24.5.05

AIBO

Planeei-te. Inventei-te novo, como fazia com as tapeçarias imensas riscadas em quadrículas de folhas de cadernos em aulas chatas. Outro, com o mesmo bronze, a mesma magreza a mostrar os mesmos ossos que me magoavam com - ou sem? - carinho, o mesmo cabelo pouco moldável.

Construí-te. Fiz-te de ferro quente e personalidade fria para qualquer um que não eu. Condicionei-te para que ladrasses ao mundo mau quando me fizesse chorar, e para que me lambesses as feridas e as mantivesses vivas, como o ditassem as tuas leituras dos meus estados de espírito e hormonas extremistas.

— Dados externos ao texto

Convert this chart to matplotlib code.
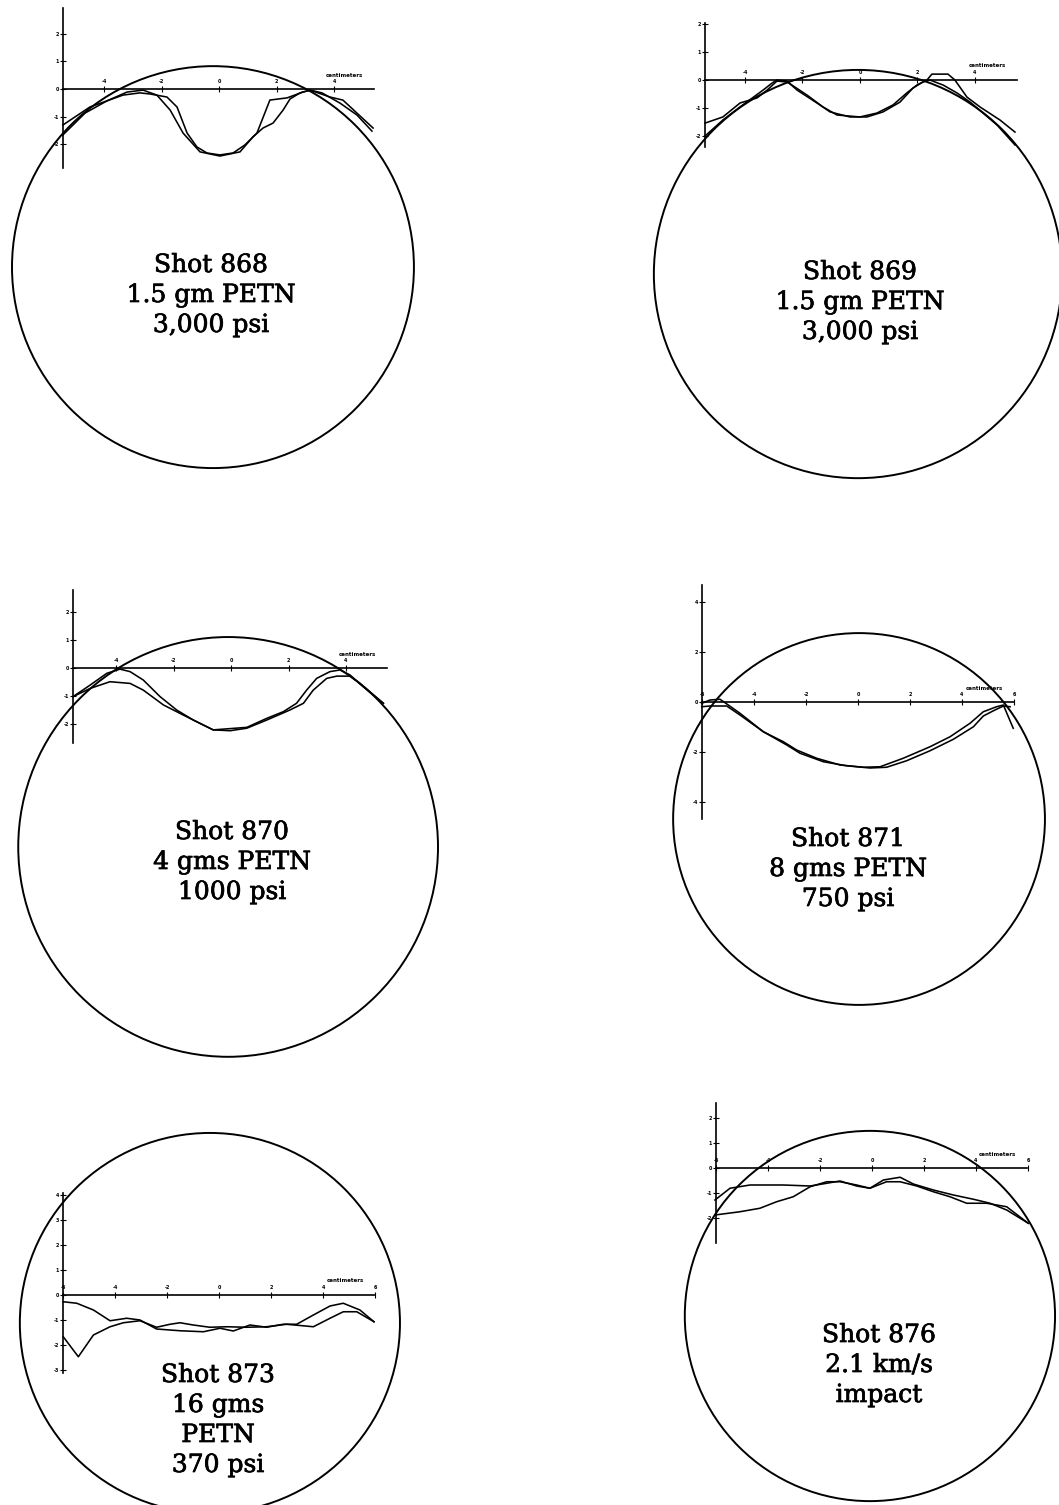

Concluído isto, tudo cosido, bem programado, ocultado, liguei-te. E tu pegaste no comando que fiz para ti e fizeste-me cantar.

22.5.05

Boomerang perde o caminho de volta

-Amo-te - fez um pedaço de sorriso, que a boca desenhada a régua do outro engoliu logo de seguida, de tanta inexpressividade - Tu não.

Fechou a caixa, um coração aveludado, encarnado-cliché, cujo toque o deixava em pele de galinha e o fazia morder o lábio. Como se o seu próprio tivesse também ele umas dobradiças e uma mola, e voltasse ao normal com ligeira pressão de dedos. Em vez disso, aberto, rasgado e já um pouco suturado, restos de pano ajuntados à força a cordel, deitava sangue pelos espaços deixados em branco, vagados pela máscara para dormir que lhe escorregava da frente dos olhos.

-Temos bom remédio.

15.5.05

Está abafado hoje...

Os velhotes que falam sobre o tempo nos bancos de jardins a perder espaço e cheios de lixo, não são estranhos a comunicar por comunicar. Foram namorados, e só lhes resta o tempo de que falar. Porque o tempo juntos é solução de conjunto vazio. Equação de vários passos, de componentes todos eles anulados.

E essas permanências partilhadas, porque só a dois se podem eliminar sinais opostos de valores idênticos, esse conjunto de silêncios que são, sim, gritos fechados a password e impressão digital em salas de isolamento sonoro, teclam blogues e escrevem pequenos pedaços de papel rasgado, disfarçados de imaginação dos seus autores.

Chamámos-lhe Amor. E sujámos com pedaços rasgados e amachucados dele os jardins com os seus bancos. E com as nossas conversas sobre tempo abafámos o ar.